As described in materials and methods, the band-limited SNR is defined as the ratio of the PSD at the stimulus frequency to that at neighboring frequencies (Eq. 1). To evaluate how the SNR depends on the frequency bandwidth used for estimating the noise level (denominator of Eq. 1), we calculated SNRs with bandwidths from 0.4 to 1.5 kHz. The band-limited SNR gradually decreased with increasing bandwidth (Fig. A1A) because the corresponding PSD decreased as a power law with increasing frequency (e.g., Fig. 3). The average change in SNR, however, was within ± 1 dB (Fig. A1B). We also confirmed that if the bandwidth is chosen from between 0.6 and 1.5 kHz, our main conclusions did not change.

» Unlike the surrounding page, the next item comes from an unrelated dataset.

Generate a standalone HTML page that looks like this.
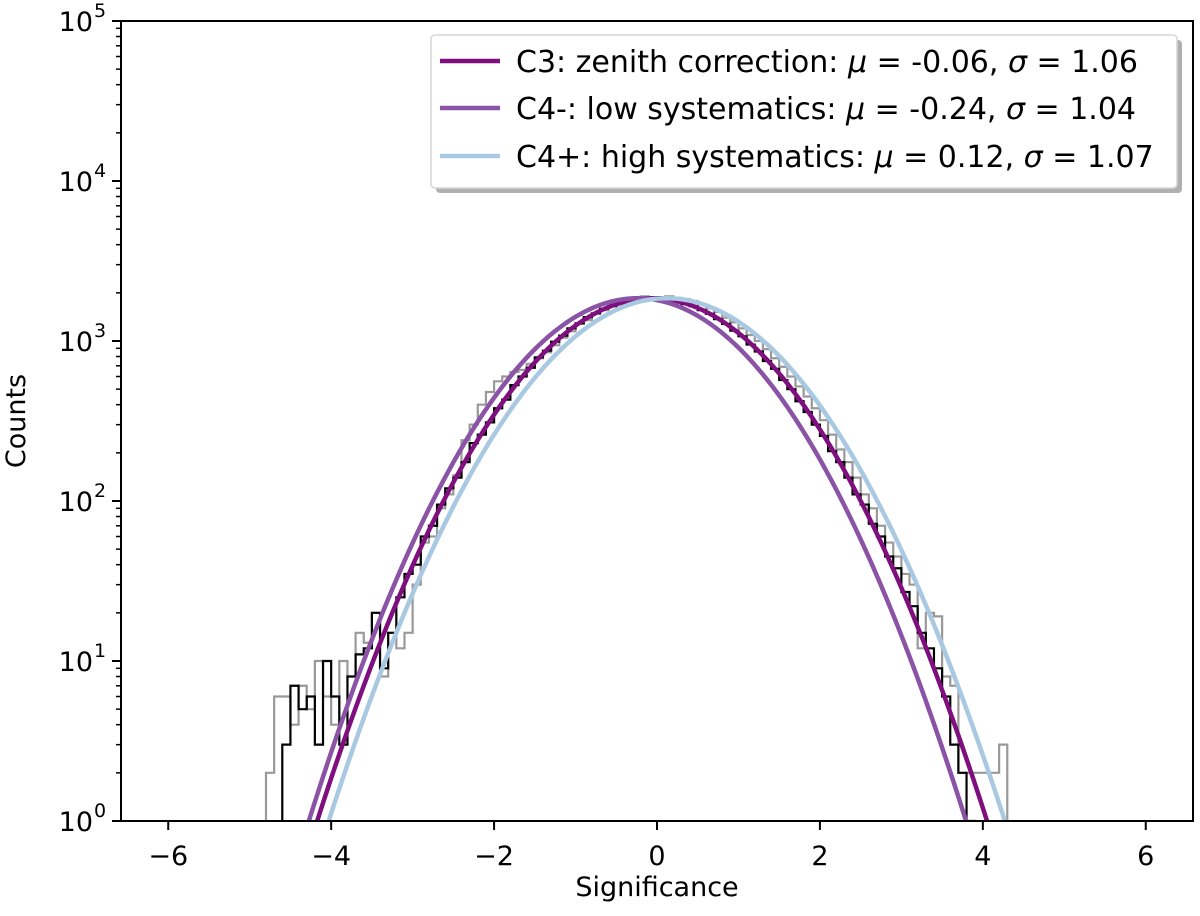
<!DOCTYPE html>
<html><head><meta charset="utf-8"><style>
body{margin:0;background:#fff}
svg{display:block;font-family:"DejaVu Sans","Liberation Sans",sans-serif}
</style></head><body>
<svg id="chart" width="1200" height="916" viewBox="0 0 1200 916" xmlns="http://www.w3.org/2000/svg">
<g id="plot"></g>
<g id="axes"></g>
<g id="legend"></g>
</svg>
<script>
const binStart = -4.8;
const binWidth = 0.1;
const blackCounts = [0,0,3,7,5,6,3,10,6,3,8,11,12,20,9,15,25,35,
40,60,70,95,120,140,175,230,260,310,380,430,530,600,680,790,870,990,1080,1200,1290,1410,1490,1590,1650,1740,1770,1830,1840,1860,
1880,1820,1780,1700,1650,1560,1480,1370,1280,1160,1070,950,860,750,670,570,500,420,360,300,255,205,175,140,110,95,72,60,45,38,27,22,15,12,9,6,3,2,1,0,0,0,0];
const grayCounts = [2,6,6,4,7,5,10,6,4,10,8,15,13,20,8,15,12,15,
30,55,60,90,110,145,240,300,400,480,560,600,640,660,720,780,850,940,1050,1150,1280,1350,1480,1560,1650,1700,1760,1850,1900,1880,
1850,1900,1860,1830,1780,1700,1600,1520,1400,1310,1200,1090,1000,890,780,690,600,520,450,380,320,260,210,175,140,110,90,70,55,45,35,30,12,20,19,8,7,2,2,2,2,2,3];
const fitNames = ["C3: zenith correction","C4-: low systematics","C4+: high systematics"];
const fitMu = [-0.06,-0.24,0.12];
const fitSigma = [1.06,1.04,1.07];
const fitAmp = [1850,1850,1850];
const fitColors = ["#7f0f7e","#8a53a6","#a9c9e2"];
const xTicks = [-6,-4,-2,0,2,4,6];
const yDecades = [0,1,2,3,4,5];

const L=121,R=1193,T=21,B=821;
const xMin=-6.58,xMax=6.58;
const X=v=>L+(v-xMin)/(xMax-xMin)*(R-L);
const Y=c=>B-(Math.log10(c)-0)/5*(B-T);
const Yc=c=>c<=0?B+2:Math.min(B+2,Y(c));
const NS="http://www.w3.org/2000/svg";
function mk(p,tag,attrs){const e=document.createElementNS(NS,tag);for(const k in attrs)e.setAttribute(k,attrs[k]);p.appendChild(e);return e;}
const plot=document.getElementById('plot'),axes=document.getElementById('axes'),leg=document.getElementById('legend');

function stepPath(counts){
  let d='';let started=false;
  for(let i=0;i<counts.length;i++){
    const x0=X(binStart+i*binWidth),x1=X(binStart+(i+1)*binWidth),y=Yc(counts[i]);
    if(!started){d+=`M${x0},${B+2}L${x0},${y}`;started=true;} else d+=`L${x0},${y}`;
    d+=`L${x1},${y}`;
  }
  d+=`L${X(binStart+counts.length*binWidth)},${B+2}`;
  return d;
}
const clip=mk(document.getElementById('chart'),'clipPath',{id:'clipArea'});
mk(clip,'rect',{x:L,y:T,width:R-L,height:B-T});
plot.setAttribute('clip-path','url(#clipArea)');
const gh=mk(plot,'path',{d:stepPath(grayCounts),fill:'none',stroke:'#999','stroke-width':2.2});


const bh=mk(plot,'path',{d:stepPath(blackCounts),fill:'none',stroke:'#000','stroke-width':2.2});



[0,1,2].forEach(k=>{
  let d='';
  for(let v=-6.6;v<=6.6;v+=0.02){
    const c=fitAmp[k]*Math.exp(-Math.pow(v-fitMu[k],2)/(2*fitSigma[k]*fitSigma[k]));
    if(c<0.5)continue;
    d+=(d?'L':'M')+X(v).toFixed(2)+','+Y(c).toFixed(2);
  }
  const p=mk(plot,'path',{d:d,fill:'none',stroke:fitColors[k],'stroke-width':4.5});
  
  
});

const fr=mk(axes,'rect',{x:L,y:T,width:R-L,height:B-T,fill:'none',stroke:'#000','stroke-width':2});


xTicks.forEach(t=>{
  mk(axes,'line',{x1:X(t),x2:X(t),y1:B,y2:B+9,stroke:'#000','stroke-width':2});
  const tx=mk(axes,'text',{x:X(t),y:B+44,'font-size':27,'text-anchor':'middle',fill:'#000'});
  tx.textContent=(t<0?'\u2212':'')+Math.abs(t);
  
  
});
yDecades.forEach(dc=>{
  const y=Y(Math.pow(10,dc));
  mk(axes,'line',{x1:L-9,x2:L,y1:y,y2:y,stroke:'#000','stroke-width':2});
  const tx=mk(axes,'text',{x:L-28,y:y+10,'font-size':27,'text-anchor':'end',fill:'#000'});
  tx.textContent='10';
  
  
  const sp=mk(axes,'text',{x:L-27,y:y-4,'font-size':19,'text-anchor':'start',fill:'#000'});
  sp.textContent=String(dc);
  if(dc<5){for(let m=2;m<=9;m++){const ym=Y(m*Math.pow(10,dc));mk(axes,'line',{x1:L-5,x2:L,y1:ym,y2:ym,stroke:'#000','stroke-width':1.5});}}
});
const xl=mk(axes,'text',{x:657,y:896,'font-size':27,'text-anchor':'middle',fill:'#000'});
xl.textContent='Significance';


const yl=mk(axes,'text',{x:0,y:0,'font-size':27,'text-anchor':'middle',fill:'#000',transform:'translate(25,421) rotate(-90)'});
yl.textContent='Counts';



mk(leg,'rect',{x:436,y:40,width:746,height:153,rx:4,fill:'#b0b0b0'});
const lb=mk(leg,'rect',{x:431,y:35,width:746,height:153,rx:4,fill:'#fff',stroke:'#d6d6d6','stroke-width':1.5});


const rowsY=[61,108,156];
const muTxt=["-0.06","-0.24","0.12"],sgTxt=["1.06","1.04","1.07"];
fitNames.forEach((n,k)=>{
  const g=mk(leg,'g',{});
  
  
  mk(g,'line',{x1:440,x2:500,y1:rowsY[k],y2:rowsY[k],stroke:fitColors[k],'stroke-width':4.5});
  const t=mk(g,'text',{x:516,y:rowsY[k]+11,'font-size':30,fill:'#000'});
  t.innerHTML=n+': <tspan font-style="italic">\u03bc</tspan> = '+muTxt[k]+', <tspan font-style="italic">\u03c3</tspan> = '+sgTxt[k];
});
</script>
</body></html>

Thus the selection of the bandwidth used for averaging the noise has only minor effects on the calculation of SNR, especially compared with the neuron-to-neuron variability shown in Fig. 4. Note that since the lowest BF of our data set was 800 Hz, its second harmonic frequency of 1,600 Hz did not interfere with the 1-kHz frequency band of 300–1,300 Hz. If one applies the SNR analysis to neurons with even lower BFs, narrower frequency bands should be used to exclude higher harmonics.

Fig. A1.

Effect of the choice of the bandwidth on band-limited SNR. A: band-limited SNRs calculated with different frequency bandwidths. Each line corresponds to 1 neuron. The vertical dashed gray line at 1 kHz indicates the default bandwidth used in our analysis. B: average effect of the selection of the bandwidth. Changes in SNR with a bandwidth varied from the default bandwidth (1 kHz) are plotted (error bars are SD, n = 21). The gray band shows ±1 dB.